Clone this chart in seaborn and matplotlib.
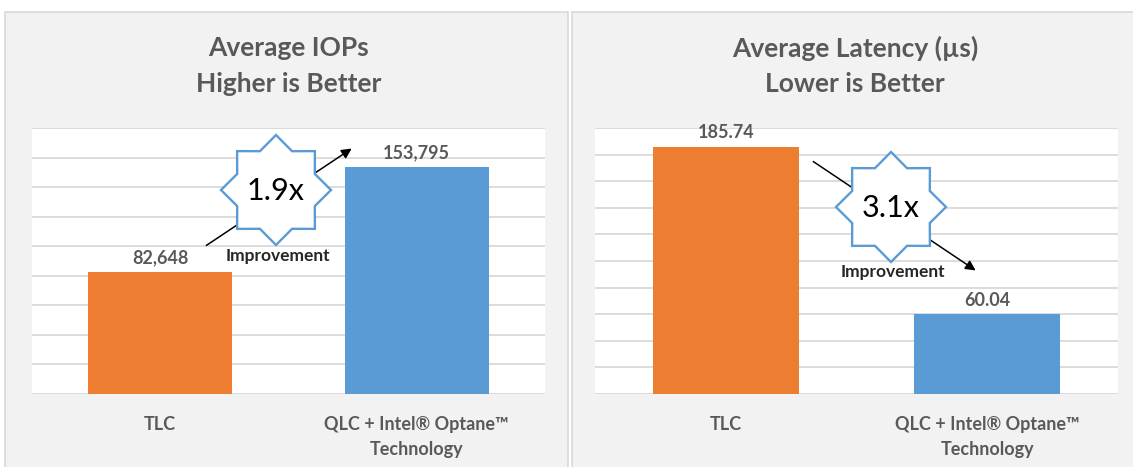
import numpy as np
import pandas as pd
import matplotlib
matplotlib.use("Agg")
import matplotlib.pyplot as plt
import seaborn as sns
from matplotlib.patches import Rectangle, Polygon, FancyArrowPatch

# datos
categorias = ["TLC", "QLC + Intel® Optane™\nTechnology"]
iops = [82648, 153795]
latencia = [185.74, 60.04]
etiquetas_iops = ["82,648", "153,795"]
etiquetas_lat = ["185.74", "60.04"]
colores = ["#ED7D31", "#5B9BD5"]

sns.set_theme(style="white")
plt.rcParams["font.family"] = ["Lato", "DejaVu Sans"]

W, H = 1133, 467
GRIS = "#595959"


def px(x, y):
    # pixeles (origen arriba-izquierda) -> fraccion de figura
    return x / W, (H - y) / H


fig = plt.figure(figsize=(W / 100, H / 100), dpi=100, facecolor="white")

# paneles grises
for x0, x1 in [(5, 568), (572, 1140)]:
    fx0, fy0 = px(x0, 480)
    fx1, fy1 = px(x1, 12)
    fig.add_artist(Rectangle((fx0, fy0), fx1 - fx0, fy1 - fy0, transform=fig.transFigure,
                             facecolor="#F2F2F2", edgecolor="#D9D9D9", lw=1.2, zorder=0))


def panel(left, right, valores, etiquetas, ymax, paso, titulo, cx):
    l, b = px(left, 394)
    r, t = px(right, 128)
    ax = fig.add_axes([l, b, r - l, t - b])
    df = pd.DataFrame({"cat": categorias, "val": valores})
    sns.barplot(data=df, x="cat", y="val", hue="cat", palette=colores, width=0.56,
                saturation=1, legend=False, ax=ax, zorder=3, edgecolor="none")
    ax.set_facecolor("white")
    ax.set_ylim(0, ymax)
    ax.set_xlim(-0.5, 1.5)
    ax.set_yticks(np.arange(0, ymax + 1, paso))
    ax.yaxis.grid(True, color="#D9D9D9", lw=1.3)
    ax.tick_params(axis="y", left=False, labelleft=False)
    ax.tick_params(axis="x", bottom=False, pad=10)
    for s in ax.spines.values():
        s.set_visible(False)
    ax.set_xlabel("")
    ax.set_ylabel("")
    for lab in ax.get_xticklabels():
        lab.set_fontsize(13)
        lab.set_fontweight("bold")
        lab.set_color(GRIS)
        lab.set_linespacing(1.55)
        lab.set_verticalalignment("top")
    for i, (v, e) in enumerate(zip(valores, etiquetas)):
        ax.annotate(e, (i, v), xytext=(0, 4), textcoords="offset points", ha="center",
                    va="bottom", fontsize=13, fontweight="bold", color=GRIS)
    fx, fy = px(cx, 48)
    fig.text(fx, fy, titulo[0], ha="center", va="center", fontsize=19,
             fontweight="bold", color=GRIS)
    fx, fy = px(cx, 84)
    fig.text(fx, fy, titulo[1], ha="center", va="center", fontsize=19,
             fontweight="bold", color=GRIS)
    return ax


panel(32, 545, iops, etiquetas_iops, 180000, 20000, ["Average IOPs", "Higher is Better"], 289)
panel(595, 1118, latencia, etiquetas_lat, 200, 20, ["Average Latency (µs)", "Lower is Better"], 855)


def estrella(cx, cy, texto, imp_y, flecha):
    # flecha negra detras de la estrella
    fig.add_artist(FancyArrowPatch(
        px(*flecha[0]), px(*flecha[1]), transform=fig.transFigure,
        arrowstyle="-|>", mutation_scale=15, color="black", lw=1.1, zorder=5))
    ang = np.pi / 2 + np.arange(16) * np.pi / 8
    rad = np.where(np.arange(16) % 2 == 0, 55, 42)
    pts = [px(cx + r * np.cos(a), cy - r * np.sin(a)) for r, a in zip(rad, ang)]
    fig.add_artist(Polygon(pts, closed=True, transform=fig.transFigure, facecolor="white",
                           edgecolor="#5B9BD5", lw=1.7, zorder=6))
    fx, fy = px(cx, cy + 1)
    fig.text(fx, fy, texto, ha="center", va="center", fontsize=22, color="black", zorder=7)
    fx, fy = px(cx + 2, imp_y)
    fig.text(fx, fy, "Improvement", ha="center", va="center", fontsize=12.5,
             fontweight="bold", color="#262626", zorder=7)


estrella(276, 190, "1.9x", 256, [(204, 247), (354, 147)])
estrella(891, 207, "3.1x", 272, [(811, 160), (978, 272)])

fig.savefig("out.png", dpi=100, facecolor="white")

★ ★ ★ ★ ★ ★ ★

Except for the pictures, reproduce every line exactly.

Clone this chart in seaborn and matplotlib.
import numpy as np
import pandas as pd
import matplotlib
matplotlib.use("Agg")
import matplotlib.pyplot as plt
import seaborn as sns
from matplotlib.patches import Rectangle, Polygon, FancyArrowPatch

# datos
categorias = ["TLC", "QLC + Intel® Optane™\nTechnology"]
iops = [82648, 153795]
latencia = [185.74, 60.04]
etiquetas_iops = ["82,648", "153,795"]
etiquetas_lat = ["185.74", "60.04"]
colores = ["#ED7D31", "#5B9BD5"]

sns.set_theme(style="white")
plt.rcParams["font.family"] = ["Lato", "DejaVu Sans"]

W, H = 1133, 467
GRIS = "#595959"


def px(x, y):
    # pixeles (origen arriba-izquierda) -> fraccion de figura
    return x / W, (H - y) / H


fig = plt.figure(figsize=(W / 100, H / 100), dpi=100, facecolor="white")

# paneles grises
for x0, x1 in [(5, 568), (572, 1140)]:
    fx0, fy0 = px(x0, 480)
    fx1, fy1 = px(x1, 12)
    fig.add_artist(Rectangle((fx0, fy0), fx1 - fx0, fy1 - fy0, transform=fig.transFigure,
                             facecolor="#F2F2F2", edgecolor="#D9D9D9", lw=1.2, zorder=0))


def panel(left, right, valores, etiquetas, ymax, paso, titulo, cx):
    l, b = px(left, 394)
    r, t = px(right, 128)
    ax = fig.add_axes([l, b, r - l, t - b])
    df = pd.DataFrame({"cat": categorias, "val": valores})
    sns.barplot(data=df, x="cat", y="val", hue="cat", palette=colores, width=0.56,
                saturation=1, legend=False, ax=ax, zorder=3, edgecolor="none")
    ax.set_facecolor("white")
    ax.set_ylim(0, ymax)
    ax.set_xlim(-0.5, 1.5)
    ax.set_yticks(np.arange(0, ymax + 1, paso))
    ax.yaxis.grid(True, color="#D9D9D9", lw=1.3)
    ax.tick_params(axis="y", left=False, labelleft=False)
    ax.tick_params(axis="x", bottom=False, pad=10)
    for s in ax.spines.values():
        s.set_visible(False)
    ax.set_xlabel("")
    ax.set_ylabel("")
    for lab in ax.get_xticklabels():
        lab.set_fontsize(13)
        lab.set_fontweight("bold")
        lab.set_color(GRIS)
        lab.set_linespacing(1.55)
        lab.set_verticalalignment("top")
    for i, (v, e) in enumerate(zip(valores, etiquetas)):
        ax.annotate(e, (i, v), xytext=(0, 4), textcoords="offset points", ha="center",
                    va="bottom", fontsize=13, fontweight="bold", color=GRIS)
    fx, fy = px(cx, 48)
    fig.text(fx, fy, titulo[0], ha="center", va="center", fontsize=19,
             fontweight="bold", color=GRIS)
    fx, fy = px(cx, 84)
    fig.text(fx, fy, titulo[1], ha="center", va="center", fontsize=19,
             fontweight="bold", color=GRIS)
    return ax


panel(32, 545, iops, etiquetas_iops, 180000, 20000, ["Average IOPs", "Higher is Better"], 289)
panel(595, 1118, latencia, etiquetas_lat, 200, 20, ["Average Latency (µs)", "Lower is Better"], 855)


def estrella(cx, cy, texto, imp_y, flecha):
    # flecha negra detras de la estrella
    fig.add_artist(FancyArrowPatch(
        px(*flecha[0]), px(*flecha[1]), transform=fig.transFigure,
        arrowstyle="-|>", mutation_scale=15, color="black", lw=1.1, zorder=5))
    ang = np.pi / 2 + np.arange(16) * np.pi / 8
    rad = np.where(np.arange(16) % 2 == 0, 55, 42)
    pts = [px(cx + r * np.cos(a), cy - r * np.sin(a)) for r, a in zip(rad, ang)]
    fig.add_artist(Polygon(pts, closed=True, transform=fig.transFigure, facecolor="white",
                           edgecolor="#5B9BD5", lw=1.7, zorder=6))
    fx, fy = px(cx, cy + 1)
    fig.text(fx, fy, texto, ha="center", va="center", fontsize=22, color="black", zorder=7)
    fx, fy = px(cx + 2, imp_y)
    fig.text(fx, fy, "Improvement", ha="center", va="center", fontsize=12.5,
             fontweight="bold", color="#262626", zorder=7)


estrella(276, 190, "1.9x", 256, [(204, 247), (354, 147)])
estrella(891, 207, "3.1x", 272, [(811, 160), (978, 272)])

fig.savefig("out.png", dpi=100, facecolor="white")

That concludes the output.